Sasol's headquarters in Rosebank, Johannesburg. Picture: FINANCIAL MAIL
Sasol's headquarters in Rosebank, Johannesburg. Picture: FINANCIAL MAIL

Sasol shareholders approved on Friday the group’s new R21bn black empowerment scheme, Sasol Khanyisa, designed to replace the maturing Sasol Inzalo scheme and provide 25% permanent black-equity ownership of the local businesses.

Because of fluctuating oil prices, which hit Sasol’s share price, Sasol Inzalo shareholders were unable to realise a cash profit at the end of the 10-year lock-up period because Sasol’s share-price appreciation was inadequate to repay the loans to set up the scheme.

At Friday’s general meeting, Inzalo shareholders asked Sasol executives to explain how Khanyisa would be less disappointing than Inzalo. One shareholder said he had put R100,000 into Sasol Inzalo 10 years ago and had lost everything.

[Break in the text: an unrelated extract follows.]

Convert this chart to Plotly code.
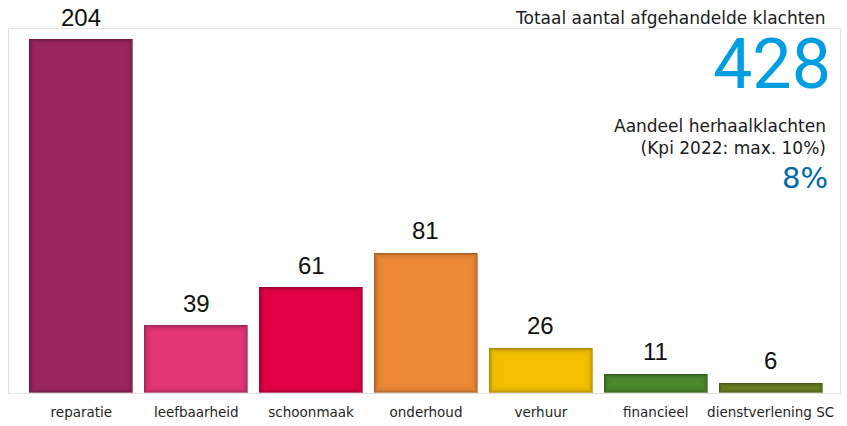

Other shareholders asked why they were receiving no incentive to exchange Inzalo shares for Khanyisa shares and why the Khanyisa lock-up could not be five rather than 10 years.

They also complained that although their dividends were only a few rand, they were subject to taxation. Bongani Nqwababa, the joint CEO, said that unlike Inzalo, Khanyisa was underpinned by Sasol’s South African assets — synfuels, chemicals and gas — which were mature, cash-generative and less dependent on fluctuations in the oil price than the share price, which underpinned Inzalo.

Chief financial officer Paul Victor said Inzalo shareholders had not lost everything.

They were being offered the option to convert into Khanyisa shares and if they did they would receive 10 bonus Solbe1 shares, which were immediately tradeable on the black segment of the JSE.

Shareholders holding Solbe1 shares who elected to participate in Khanyisa could swap on a 1:1 basis, and for every 100 shares they held they would receive 35 immediately tradeable bonus Solbe1 shares.

Victor said Khanyisa would mature as soon as debt was repaid or at the end of 10 years, whichever was earlier.

Most of the debt was likely to be repaid in the first five years and the value would accumulate after that period, he said.

Nqwababa said the issue of tax on small amounts of dividends would be raised with the Treasury.

The meeting on the Khanyisa proposals followed the annual general meeting, at which shareholders queried issues such as Sasol’s noncompliance with air quality standards; the spike in fatalities in 2017; adequacy of housing provision; and altered performance targets for management rewards.

Joint CEO Steve Cornell said that although in other countries air quality regulations allowed older plants to phase in compliance, in SA this could only done by applying for postponements.

Sasol fully complied with its licence conditions, which had allowed five-year postponement of compliance for older plants, and it was working to see if its 50-year-old plants would be able to comply with the new standards by 2025.

Nqwababa said Sasol was different from most mining companies as most employees lived close to its operations. Its migrant workers wanted to retain their primary residences in their home areas. Sasol intended to provide about 1,000 houses over the next 10 years.